-- start --

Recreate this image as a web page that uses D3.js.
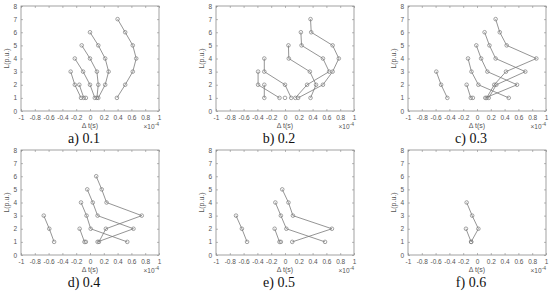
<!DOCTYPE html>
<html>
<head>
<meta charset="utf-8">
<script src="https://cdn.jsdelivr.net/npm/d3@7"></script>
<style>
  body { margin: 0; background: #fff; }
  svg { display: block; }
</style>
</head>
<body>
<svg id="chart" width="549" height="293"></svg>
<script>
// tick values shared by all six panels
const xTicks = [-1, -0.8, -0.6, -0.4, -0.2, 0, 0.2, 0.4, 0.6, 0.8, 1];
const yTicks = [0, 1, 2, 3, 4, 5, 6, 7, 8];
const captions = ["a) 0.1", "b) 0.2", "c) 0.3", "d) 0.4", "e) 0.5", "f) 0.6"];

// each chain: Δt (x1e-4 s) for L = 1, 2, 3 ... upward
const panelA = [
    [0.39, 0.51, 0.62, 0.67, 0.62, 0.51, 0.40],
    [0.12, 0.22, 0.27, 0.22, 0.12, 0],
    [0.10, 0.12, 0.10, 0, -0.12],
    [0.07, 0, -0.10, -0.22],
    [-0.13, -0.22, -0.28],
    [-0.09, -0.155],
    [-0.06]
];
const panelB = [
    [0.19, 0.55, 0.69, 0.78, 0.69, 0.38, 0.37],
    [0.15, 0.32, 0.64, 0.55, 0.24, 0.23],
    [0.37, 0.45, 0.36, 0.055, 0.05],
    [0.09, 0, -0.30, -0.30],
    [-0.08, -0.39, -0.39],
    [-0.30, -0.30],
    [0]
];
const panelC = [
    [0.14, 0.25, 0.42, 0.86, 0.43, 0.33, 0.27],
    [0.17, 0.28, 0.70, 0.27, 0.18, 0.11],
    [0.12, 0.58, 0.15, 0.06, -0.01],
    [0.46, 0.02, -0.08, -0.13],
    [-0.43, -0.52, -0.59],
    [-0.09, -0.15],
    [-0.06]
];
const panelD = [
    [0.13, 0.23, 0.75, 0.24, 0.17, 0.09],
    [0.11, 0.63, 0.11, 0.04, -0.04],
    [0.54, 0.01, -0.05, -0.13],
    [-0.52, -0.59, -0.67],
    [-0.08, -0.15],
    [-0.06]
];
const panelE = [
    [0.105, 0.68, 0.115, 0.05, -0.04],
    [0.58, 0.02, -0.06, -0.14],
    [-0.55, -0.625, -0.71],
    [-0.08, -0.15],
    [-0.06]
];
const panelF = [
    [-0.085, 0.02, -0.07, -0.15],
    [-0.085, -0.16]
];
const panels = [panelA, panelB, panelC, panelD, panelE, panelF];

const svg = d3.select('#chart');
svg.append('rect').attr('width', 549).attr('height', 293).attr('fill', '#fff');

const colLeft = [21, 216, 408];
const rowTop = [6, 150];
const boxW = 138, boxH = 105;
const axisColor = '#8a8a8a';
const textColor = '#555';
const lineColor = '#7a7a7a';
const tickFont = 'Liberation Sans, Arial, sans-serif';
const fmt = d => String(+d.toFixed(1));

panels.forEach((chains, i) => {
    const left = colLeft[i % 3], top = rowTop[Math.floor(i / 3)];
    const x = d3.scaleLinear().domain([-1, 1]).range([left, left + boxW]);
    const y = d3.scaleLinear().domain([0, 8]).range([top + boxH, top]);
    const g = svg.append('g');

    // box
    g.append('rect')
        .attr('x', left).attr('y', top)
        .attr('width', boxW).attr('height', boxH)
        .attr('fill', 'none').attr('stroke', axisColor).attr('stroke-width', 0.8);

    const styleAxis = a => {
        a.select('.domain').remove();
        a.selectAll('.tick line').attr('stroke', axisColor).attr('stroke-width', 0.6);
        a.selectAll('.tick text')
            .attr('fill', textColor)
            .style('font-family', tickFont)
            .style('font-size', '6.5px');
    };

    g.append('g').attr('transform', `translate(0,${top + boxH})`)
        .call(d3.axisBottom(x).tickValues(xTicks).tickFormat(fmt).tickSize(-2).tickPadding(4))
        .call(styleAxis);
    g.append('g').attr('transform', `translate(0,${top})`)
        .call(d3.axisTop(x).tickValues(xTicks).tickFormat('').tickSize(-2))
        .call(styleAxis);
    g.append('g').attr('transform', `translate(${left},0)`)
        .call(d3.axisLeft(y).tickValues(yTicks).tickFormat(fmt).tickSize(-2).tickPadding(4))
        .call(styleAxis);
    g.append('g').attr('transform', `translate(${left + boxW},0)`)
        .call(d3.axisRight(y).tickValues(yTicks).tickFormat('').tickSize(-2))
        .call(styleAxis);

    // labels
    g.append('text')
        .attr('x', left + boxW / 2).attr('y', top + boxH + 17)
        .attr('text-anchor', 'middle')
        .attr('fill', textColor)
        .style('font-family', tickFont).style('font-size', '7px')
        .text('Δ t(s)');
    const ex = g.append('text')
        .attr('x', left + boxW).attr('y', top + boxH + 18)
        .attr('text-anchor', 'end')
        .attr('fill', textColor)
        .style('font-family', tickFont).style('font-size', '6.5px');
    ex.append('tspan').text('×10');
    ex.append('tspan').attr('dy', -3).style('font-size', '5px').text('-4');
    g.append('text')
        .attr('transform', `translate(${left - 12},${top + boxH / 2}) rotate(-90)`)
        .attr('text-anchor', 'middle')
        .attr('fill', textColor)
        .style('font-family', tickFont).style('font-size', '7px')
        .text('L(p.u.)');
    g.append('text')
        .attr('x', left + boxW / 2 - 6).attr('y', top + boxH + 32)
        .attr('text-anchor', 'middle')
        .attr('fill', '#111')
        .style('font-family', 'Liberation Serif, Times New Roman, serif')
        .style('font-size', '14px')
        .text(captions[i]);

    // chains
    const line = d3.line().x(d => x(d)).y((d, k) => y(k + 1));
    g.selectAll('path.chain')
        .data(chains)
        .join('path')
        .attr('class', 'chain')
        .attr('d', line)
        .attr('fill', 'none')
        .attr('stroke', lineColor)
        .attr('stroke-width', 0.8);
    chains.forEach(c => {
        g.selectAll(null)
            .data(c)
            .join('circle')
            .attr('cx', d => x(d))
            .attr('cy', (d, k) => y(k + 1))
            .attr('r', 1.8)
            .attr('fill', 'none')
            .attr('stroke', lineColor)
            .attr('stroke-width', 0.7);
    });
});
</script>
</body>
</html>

-- end --

Directive — Transcribe the material as is, with images omitted.

Response to this exercise —
Recreate this image as a web page that uses D3.js.
<!DOCTYPE html>
<html>
<head>
<meta charset="utf-8">
<script src="https://cdn.jsdelivr.net/npm/d3@7"></script>
<style>
  body { margin: 0; background: #fff; }
  svg { display: block; }
</style>
</head>
<body>
<svg id="chart" width="549" height="293"></svg>
<script>
// tick values shared by all six panels
const xTicks = [-1, -0.8, -0.6, -0.4, -0.2, 0, 0.2, 0.4, 0.6, 0.8, 1];
const yTicks = [0, 1, 2, 3, 4, 5, 6, 7, 8];
const captions = ["a) 0.1", "b) 0.2", "c) 0.3", "d) 0.4", "e) 0.5", "f) 0.6"];

// each chain: Δt (x1e-4 s) for L = 1, 2, 3 ... upward
const panelA = [
    [0.39, 0.51, 0.62, 0.67, 0.62, 0.51, 0.40],
    [0.12, 0.22, 0.27, 0.22, 0.12, 0],
    [0.10, 0.12, 0.10, 0, -0.12],
    [0.07, 0, -0.10, -0.22],
    [-0.13, -0.22, -0.28],
    [-0.09, -0.155],
    [-0.06]
];
const panelB = [
    [0.19, 0.55, 0.69, 0.78, 0.69, 0.38, 0.37],
    [0.15, 0.32, 0.64, 0.55, 0.24, 0.23],
    [0.37, 0.45, 0.36, 0.055, 0.05],
    [0.09, 0, -0.30, -0.30],
    [-0.08, -0.39, -0.39],
    [-0.30, -0.30],
    [0]
];
const panelC = [
    [0.14, 0.25, 0.42, 0.86, 0.43, 0.33, 0.27],
    [0.17, 0.28, 0.70, 0.27, 0.18, 0.11],
    [0.12, 0.58, 0.15, 0.06, -0.01],
    [0.46, 0.02, -0.08, -0.13],
    [-0.43, -0.52, -0.59],
    [-0.09, -0.15],
    [-0.06]
];
const panelD = [
    [0.13, 0.23, 0.75, 0.24, 0.17, 0.09],
    [0.11, 0.63, 0.11, 0.04, -0.04],
    [0.54, 0.01, -0.05, -0.13],
    [-0.52, -0.59, -0.67],
    [-0.08, -0.15],
    [-0.06]
];
const panelE = [
    [0.105, 0.68, 0.115, 0.05, -0.04],
    [0.58, 0.02, -0.06, -0.14],
    [-0.55, -0.625, -0.71],
    [-0.08, -0.15],
    [-0.06]
];
const panelF = [
    [-0.085, 0.02, -0.07, -0.15],
    [-0.085, -0.16]
];
const panels = [panelA, panelB, panelC, panelD, panelE, panelF];

const svg = d3.select('#chart');
svg.append('rect').attr('width', 549).attr('height', 293).attr('fill', '#fff');

const colLeft = [21, 216, 408];
const rowTop = [6, 150];
const boxW = 138, boxH = 105;
const axisColor = '#8a8a8a';
const textColor = '#555';
const lineColor = '#7a7a7a';
const tickFont = 'Liberation Sans, Arial, sans-serif';
const fmt = d => String(+d.toFixed(1));

panels.forEach((chains, i) => {
    const left = colLeft[i % 3], top = rowTop[Math.floor(i / 3)];
    const x = d3.scaleLinear().domain([-1, 1]).range([left, left + boxW]);
    const y = d3.scaleLinear().domain([0, 8]).range([top + boxH, top]);
    const g = svg.append('g');

    // box
    g.append('rect')
        .attr('x', left).attr('y', top)
        .attr('width', boxW).attr('height', boxH)
        .attr('fill', 'none').attr('stroke', axisColor).attr('stroke-width', 0.8);

    const styleAxis = a => {
        a.select('.domain').remove();
        a.selectAll('.tick line').attr('stroke', axisColor).attr('stroke-width', 0.6);
        a.selectAll('.tick text')
            .attr('fill', textColor)
            .style('font-family', tickFont)
            .style('font-size', '6.5px');
    };

    g.append('g').attr('transform', `translate(0,${top + boxH})`)
        .call(d3.axisBottom(x).tickValues(xTicks).tickFormat(fmt).tickSize(-2).tickPadding(4))
        .call(styleAxis);
    g.append('g').attr('transform', `translate(0,${top})`)
        .call(d3.axisTop(x).tickValues(xTicks).tickFormat('').tickSize(-2))
        .call(styleAxis);
    g.append('g').attr('transform', `translate(${left},0)`)
        .call(d3.axisLeft(y).tickValues(yTicks).tickFormat(fmt).tickSize(-2).tickPadding(4))
        .call(styleAxis);
    g.append('g').attr('transform', `translate(${left + boxW},0)`)
        .call(d3.axisRight(y).tickValues(yTicks).tickFormat('').tickSize(-2))
        .call(styleAxis);

    // labels
    g.append('text')
        .attr('x', left + boxW / 2).attr('y', top + boxH + 17)
        .attr('text-anchor', 'middle')
        .attr('fill', textColor)
        .style('font-family', tickFont).style('font-size', '7px')
        .text('Δ t(s)');
    const ex = g.append('text')
        .attr('x', left + boxW).attr('y', top + boxH + 18)
        .attr('text-anchor', 'end')
        .attr('fill', textColor)
        .style('font-family', tickFont).style('font-size', '6.5px');
    ex.append('tspan').text('×10');
    ex.append('tspan').attr('dy', -3).style('font-size', '5px').text('-4');
    g.append('text')
        .attr('transform', `translate(${left - 12},${top + boxH / 2}) rotate(-90)`)
        .attr('text-anchor', 'middle')
        .attr('fill', textColor)
        .style('font-family', tickFont).style('font-size', '7px')
        .text('L(p.u.)');
    g.append('text')
        .attr('x', left + boxW / 2 - 6).attr('y', top + boxH + 32)
        .attr('text-anchor', 'middle')
        .attr('fill', '#111')
        .style('font-family', 'Liberation Serif, Times New Roman, serif')
        .style('font-size', '14px')
        .text(captions[i]);

    // chains
    const line = d3.line().x(d => x(d)).y((d, k) => y(k + 1));
    g.selectAll('path.chain')
        .data(chains)
        .join('path')
        .attr('class', 'chain')
        .attr('d', line)
        .attr('fill', 'none')
        .attr('stroke', lineColor)
        .attr('stroke-width', 0.8);
    chains.forEach(c => {
        g.selectAll(null)
            .data(c)
            .join('circle')
            .attr('cx', d => x(d))
            .attr('cy', (d, k) => y(k + 1))
            .attr('r', 1.8)
            .attr('fill', 'none')
            .attr('stroke', lineColor)
            .attr('stroke-width', 0.7);
    });
});
</script>
</body>
</html>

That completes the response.